The CoCo 3 has 16 color graphics that don't require messing with display lists. You can use any of the 16 colors from the selected palette on any pixel. This makes it more like the Atari or Amiga.
The 6502 lacks a lot of things that are required for efficient compiler support, but there are compilers for it.
The 6809 in the CoCo supports high level languages like C and Pascal quite well. If you want to graduate to a Unix like environment, OS-9 will let you do that and there are compilers for several languages that run underneath it. BASIC-09 is a bit of a cross between BASIC and PASCAL and offers a pretty good introduction to compilers. Several commercial games were written in it.
The C128 inherits the BASIC from the Plus/4 and adds new features as well has having more speed, C64 compatibility, and the option of CP/M to learn the Z80.
The Apple II has one of the largest selections of kids software out there. The M.E.C.C. series alone is worth having one if you have kids.
The CFFA 3000 board lets you run most things without copy protection direct from a USB thumb drive or CF card.
This is pretty comparable to what you'd find on the Atari, but you don't have to worry about multi-carts vs disk images, etc...
It has no hardware sprites, and you are left dealing with shape tables or machine language to draw them.
There is no sound hardware and you are left with third party addons or machine language for that.
The Apple IIgs is a different beast than the older Apple IIs.
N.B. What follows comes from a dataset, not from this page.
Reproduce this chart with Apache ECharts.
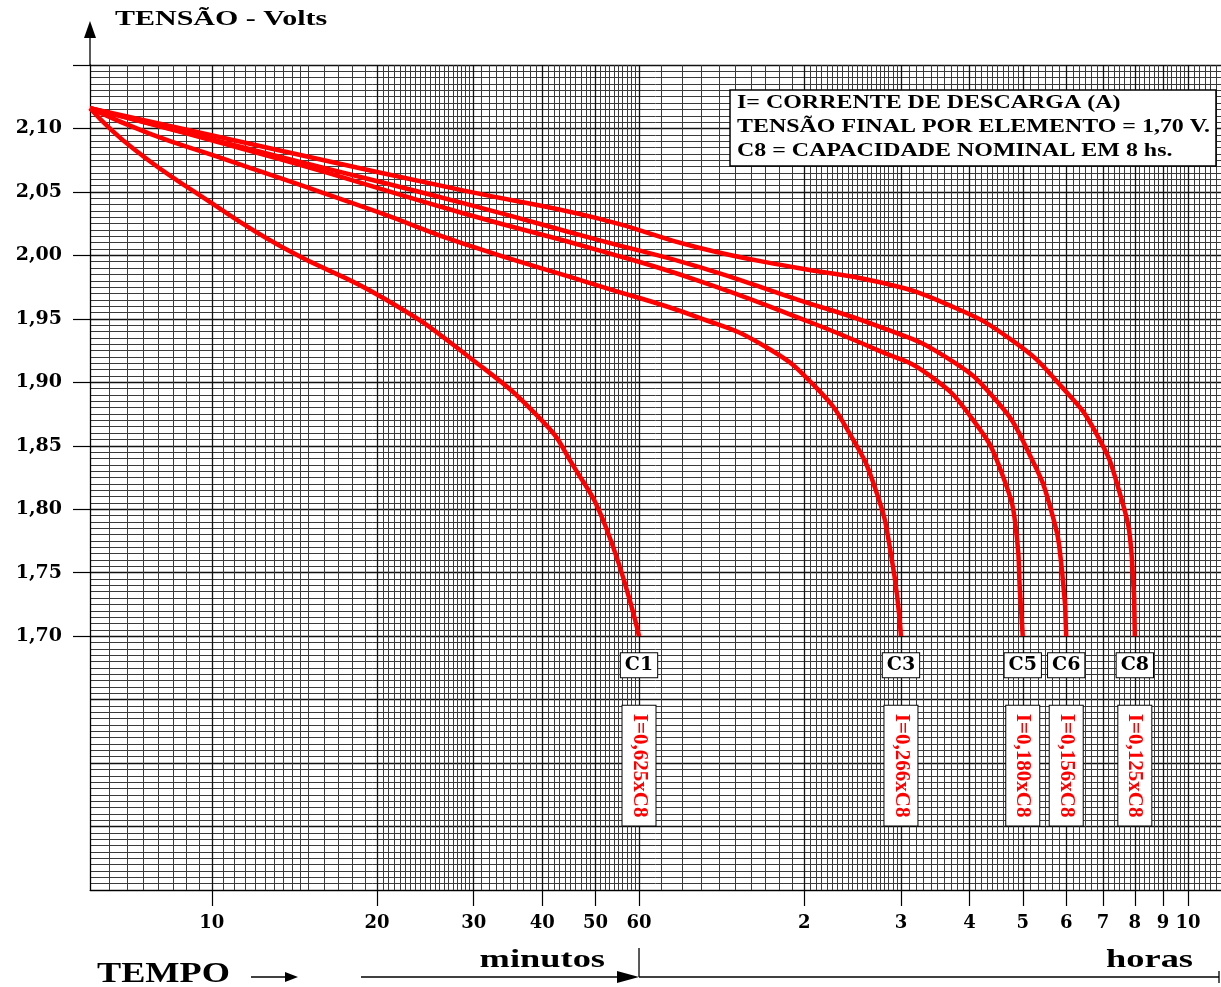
<!DOCTYPE html>
<html>
<head>
<meta charset="utf-8">
<script src="https://cdn.jsdelivr.net/npm/echarts@6/dist/echarts.min.js"></script>
<style>
  html, body { margin: 0; padding: 0; background: #fff; }
  #chart { width: 1221px; height: 987px; }
</style>
</head>
<body>
<div id="chart"></div>
<script>
const SERIF = '"Liberation Serif", "Times New Roman", serif';
const WIDE_SERIF = '"DejaVu Serif", "Liberation Serif", serif';

// Discharge curves: elapsed time (minutes) and voltage per cell (V)
const c1Minutes = [6, 7.2, 9.7, 13.5, 20.6, 29.4, 39.9, 45.3, 52.2, 60];
const c1Volts   = [2.116, 2.084, 2.045, 2.006, 1.966, 1.920, 1.870, 1.836, 1.786, 1.700];

const c3Minutes = [6, 7.7, 10.2, 13.5, 20.1, 28.8, 50.7, 77.1, 102, 126, 145, 162, 173, 180];
const c3Volts   = [2.116, 2.096, 2.078, 2.060, 2.034, 2.009, 1.976, 1.951, 1.928, 1.896, 1.860, 1.815, 1.762, 1.700];

const c5Minutes = [6, 13.5, 28.8, 50.7, 77.1, 117, 164, 202, 242, 275, 293, 296.4, 300];
const c5Volts   = [2.116, 2.075, 2.033, 2.004, 1.980, 1.951, 1.925, 1.906, 1.872, 1.828, 1.776, 1.736, 1.700];

const c6Minutes = [6, 13.5, 28.8, 50.7, 77.1, 117, 164, 217, 268, 308, 339, 354, 360];
const c6Volts   = [2.116, 2.077, 2.041, 2.012, 1.991, 1.965, 1.944, 1.920, 1.886, 1.844, 1.797, 1.750, 1.700];

const c8Minutes = [6, 13.5, 28.8, 50.7, 77.1, 117, 164, 217, 287, 354, 408, 449, 474, 480];
const c8Volts   = [2.116, 2.082, 2.051, 2.029, 2.006, 1.990, 1.979, 1.962, 1.933, 1.896, 1.860, 1.815, 1.762, 1.700];

const curveNames    = ['C1', 'C3', 'C5', 'C6', 'C8'];
const currentLabels = ['I=0,625xC8', 'I=0,266xC8', 'I=0,180xC8', 'I=0,156xC8', 'I=0,125xC8'];
const curveMinutes  = [c1Minutes, c3Minutes, c5Minutes, c6Minutes, c8Minutes];
const curveVolts    = [c1Volts, c3Volts, c5Volts, c6Volts, c8Volts];

// Labelled time ticks (minutes); from 2 h on they are shown in hours
const timeTicks  = [10, 20, 30, 40, 50, 60, 120, 180, 240, 300, 360, 420, 480, 540, 600];
const voltTicks  = [1.70, 1.75, 1.80, 1.85, 1.90, 1.95, 2.00, 2.05, 2.10];
const voltTickMarks = voltTicks.concat([2.15]);

const infoLines = [
  'I= CORRENTE DE DESCARGA (A)',
  'TENSÃO FINAL POR ELEMENTO = 1,70 V.',
  'C8 = CAPACIDADE NOMINAL EM 8 hs.'
];

// Log-paper rulings: [from, to, step] in minutes
const paperRanges = [[6, 10, 0.5], [10, 15, 0.5], [15, 20, 1], [20, 30, 0.5], [30, 60, 1],
                     [60, 120, 6], [120, 180, 3], [180, 300, 6], [300, 600, 10], [600, 690, 15]];
function paperLines() {
  const out = [];
  paperRanges.forEach(([a, b, s]) => {
    for (let v = a; v < b - 1e-9; v += s) out.push(+v.toFixed(3));
  });
  return out;
}

const X_MIN = 6, X_MAX = 689;
const Y_MIN = 1.50, Y_MAX = 2.15;
const NAME_ROW_V = 1.677;     // row of the C-boxes below the curve ends
const CURRENT_ROW_V = 1.598;  // row of the vertical current boxes

const chart = echarts.init(document.getElementById('chart'), null, { renderer: 'canvas' });

const series = curveNames.map((name, i) => {
  const mins = curveMinutes[i], volts = curveVolts[i];
  const end = mins[mins.length - 1];
  return {
    name: name,
    type: 'line',
    xAxisIndex: 0,
    yAxisIndex: 0,
    data: mins.map((m, k) => [m, volts[k]]),
    symbol: 'none',
    smooth: 0.5,
    lineStyle: { color: '#ff0000', width: 4.5, cap: 'butt' },
    z: 5,
    markPoint: {
      silent: true,
      symbol: 'rect',
      symbolSize: 1,
      itemStyle: { color: 'rgba(0,0,0,0)' },
      data: [
        {
          coord: [end, NAME_ROW_V],
          label: {
            show: true, position: 'inside', formatter: name,
            fontFamily: WIDE_SERIF, fontWeight: 'bold', fontSize: 19, color: '#000',
            backgroundColor: '#fff', borderColor: '#000', borderWidth: 1,
            padding: [3, 4, 2, 4]
          }
        },
        {
          coord: [end, CURRENT_ROW_V],
          label: {
            show: true, position: 'inside', formatter: currentLabels[i], rotate: -90,
            fontFamily: SERIF, fontWeight: 'bold', fontSize: 21, color: '#ff0000',
            backgroundColor: '#fff', borderColor: '#000', borderWidth: 1,
            padding: [7, 8, 5, 8]
          }
        }
      ]
    }
  };
});

chart.setOption({
  animation: false,
  backgroundColor: '#fff',
  grid: { left: 90, right: 0, top: 65, bottom: 97, containLabel: false },
  xAxis: [
    {
      type: 'log', min: X_MIN, max: X_MAX, position: 'bottom', z: 1,
      axisLine: { show: true, lineStyle: { color: '#000', width: 1 } },
      axisTick: { show: true, customValues: timeTicks, length: 16, lineStyle: { color: '#000', width: 1.2 } },
      axisLabel: {
        show: true, customValues: timeTicks, margin: 24,
        formatter: v => (v <= 60 ? String(Math.round(v)) : String(Math.round(v / 60))),
        fontFamily: WIDE_SERIF, fontWeight: 'bold', fontSize: 18, color: '#000'
      },
      splitLine: { show: true, lineStyle: { color: '#111', width: 1.3 } },
      minorTick: { show: false }, minorSplitLine: { show: false }
    },
    {
      type: 'log', min: X_MIN, max: X_MAX, position: 'top', z: 0,
      axisLine: { show: false },
      axisTick: { show: false, customValues: paperLines() },
      axisLabel: { show: false },
      splitLine: { show: true, lineStyle: { color: '#3a3a3a', width: 1 } }
    }
  ],
  yAxis: [
    {
      type: 'value', min: Y_MIN, max: Y_MAX, interval: 0.05, position: 'left', z: 1,
      axisLine: { show: true, lineStyle: { color: '#000', width: 1.3 } },
      axisTick: { show: true, customValues: voltTickMarks, length: 17, lineStyle: { color: '#000', width: 1.2 } },
      axisLabel: {
        show: true, customValues: voltTicks, margin: 28,
        formatter: v => v.toFixed(2).replace('.', ','),
        fontFamily: WIDE_SERIF, fontWeight: 'bold', fontSize: 19, color: '#000'
      },
      splitLine: { show: false }
    },
    {
      type: 'value', min: Y_MIN, max: Y_MAX, interval: 0.05, position: 'left', z: 0,
      axisLine: { show: false }, axisTick: { show: false }, axisLabel: { show: false },
      splitLine: { show: true, lineStyle: { color: '#111', width: 1.3 } },
      minorTick: { show: false, splitNumber: 10 },
      minorSplitLine: { show: true, lineStyle: { color: '#3a3a3a', width: 1 } }
    }
  ],
  series: series
});

// Decorations placed from the axis scale
const x60 = chart.convertToPixel({ xAxisIndex: 0 }, 60);
const xLeft = chart.convertToPixel({ xAxisIndex: 0 }, X_MIN);
const yTop = chart.convertToPixel({ yAxisIndex: 0 }, Y_MAX);
const W = chart.getWidth();

function caption(text, x, y, size, stretch, align) {
  return {
    type: 'text', x: x, y: y, scaleX: stretch, z: 30,
    style: { text: text, font: 'bold ' + size + 'px ' + SERIF, fill: '#000',
             align: align || 'left', verticalAlign: 'middle' }
  };
}

const infoBox = [
  { type: 'rect', z: 30, shape: { x: 730, y: 90, width: 486, height: 76 },
    style: { fill: '#fff', stroke: '#000', lineWidth: 1.5 } }
].concat(infoLines.map((t, i) => caption(t, 737, 103 + i * 24, 18, 1.33)));

chart.setOption({
  graphic: [
    // vertical axis arrow
    { type: 'line', z: 30, shape: { x1: xLeft, y1: yTop, x2: xLeft, y2: 36 }, style: { stroke: '#000', lineWidth: 1.3 } },
    { type: 'polygon', z: 30, shape: { points: [[xLeft - 6, 38], [xLeft + 6, 38], [xLeft, 21]] }, style: { fill: '#000' } },
    caption('TENSÃO - Volts', 115, 20, 20, 1.5),
    // time caption
    caption('TEMPO', 97, 975, 29, 1.25),
    { type: 'line', z: 30, shape: { x1: 251, y1: 977, x2: 287, y2: 977 }, style: { stroke: '#000', lineWidth: 1.5 } },
    { type: 'polygon', z: 30, shape: { points: [[285, 972], [285, 982], [298, 977]] }, style: { fill: '#000' } },
    { type: 'line', z: 30, shape: { x1: 361, y1: 977, x2: x60 - 18, y2: 977 }, style: { stroke: '#000', lineWidth: 1.3 } },
    { type: 'polygon', z: 30, shape: { points: [[x60 - 22, 971], [x60 - 22, 983], [x60, 977]] }, style: { fill: '#000' } },
    { type: 'line', z: 30, shape: { x1: x60, y1: 948, x2: x60, y2: 977 }, style: { stroke: '#000', lineWidth: 1.3 } },
    { type: 'line', z: 30, shape: { x1: x60, y1: 977, x2: W - 2, y2: 977 }, style: { stroke: '#000', lineWidth: 1.3 } },
    { type: 'line', z: 30, shape: { x1: W - 2, y1: 971, x2: W - 2, y2: 983 }, style: { stroke: '#000', lineWidth: 1.3 } },
    caption('minutos', 605, 960, 26, 1.4, 'right'),
    caption('horas', 1193, 960, 26, 1.4, 'right')
  ].concat(infoBox)
});
</script>
</body>
</html>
It is clocked faster than any 6502 machine outside of the Apple II line, it has some of the best sound hardware out there, excellent graphics, a GUI, and can support megabytes of RAM.
But to take advantage of that requires some sort of 3rd party BASIC. The 65816 does support high level languages better than the 6502.
The large color palette and mode where you can have a different palette every few lines makes it one of the easiest machines to display a lot of colors on.
Despite the nice new graphics modes, the CPU can't access the screen at full speed.
Some people will claim it's a 16 bit CPU, but the original opcodes take the same amount of time, so... it's kind of a moot point.
If you go with an Apple, you might as well get the IIgs IMHO.
I would also suggest the Amiga. You can do a lot with it from AmigaBASIC, but AmigaBASIC doesn't like extended RAM.
My company Designing Minds used Absoft BASIC to develop for the Amiga. I wrote a C/Assembly library to load IFF pictures, load and play IFF sounds, and to perform color cycling.
The Talking Storybook, Great States II, and World Tour series were all developed with Absoft BASIC and that library.
The library also works from regular AmigaBASIC.
It's pretty cool being able to draw a picture in Deluxe Paint, record some sound samples and just call the LoadILBM, etc... functions and it's just there in your program.
You can find pics of most of them off the following page, and download them from the 2nd link.
If you go with a PC, you can get used thin clients that offer more speed, better features, and better reliability than old systems for around $30 for the machine, and they can attach to the back of an LCD monitor.
They should run any old software a current PC can run, and they can run a lot of new software as well. They are certainly fast enough to emulate any of the 8 bit machines.
You also won't have to mess with a bunch of boards from different manufacturers. You'll probably just have to download the system drivers and create a CF card with everything on it.
You don't say where you are from, but there are some other good options if you are in Europe.
The Spectrum, no hardware sprites, no sound chip on the early models, but it has a decent though slow BASIC.
I hate the keyword entry technique, but it might be better for a child. You can replace the ROM to allow typing keywords out which I find much easier.
The BBC has an odd BASIC, so I'm not so fond of it. But it is fast. It has sound hardware, but no sprite hardware. Running at 2MHz, it's one of the fastest 6502 machines.
The Oric has a good extended BASIC. No sprites, but it has built in sound hardware and there are built in commands for certain sounds which can make programming easy.
The graphics are... unique though. You can get very good results if you know what you are doing, but simple it's not.
The Amstrad CPC has an excellent Extended BASIC from what I've seen. It has sound hardware but lacks sprite hardware on all but the plus machines.
The plus machines are some of the best 8 bits ever made hardware wise IMHO. But they did come out about when other 8 bits started dying off.
People with some real experience on those would be able to tell you more than I can.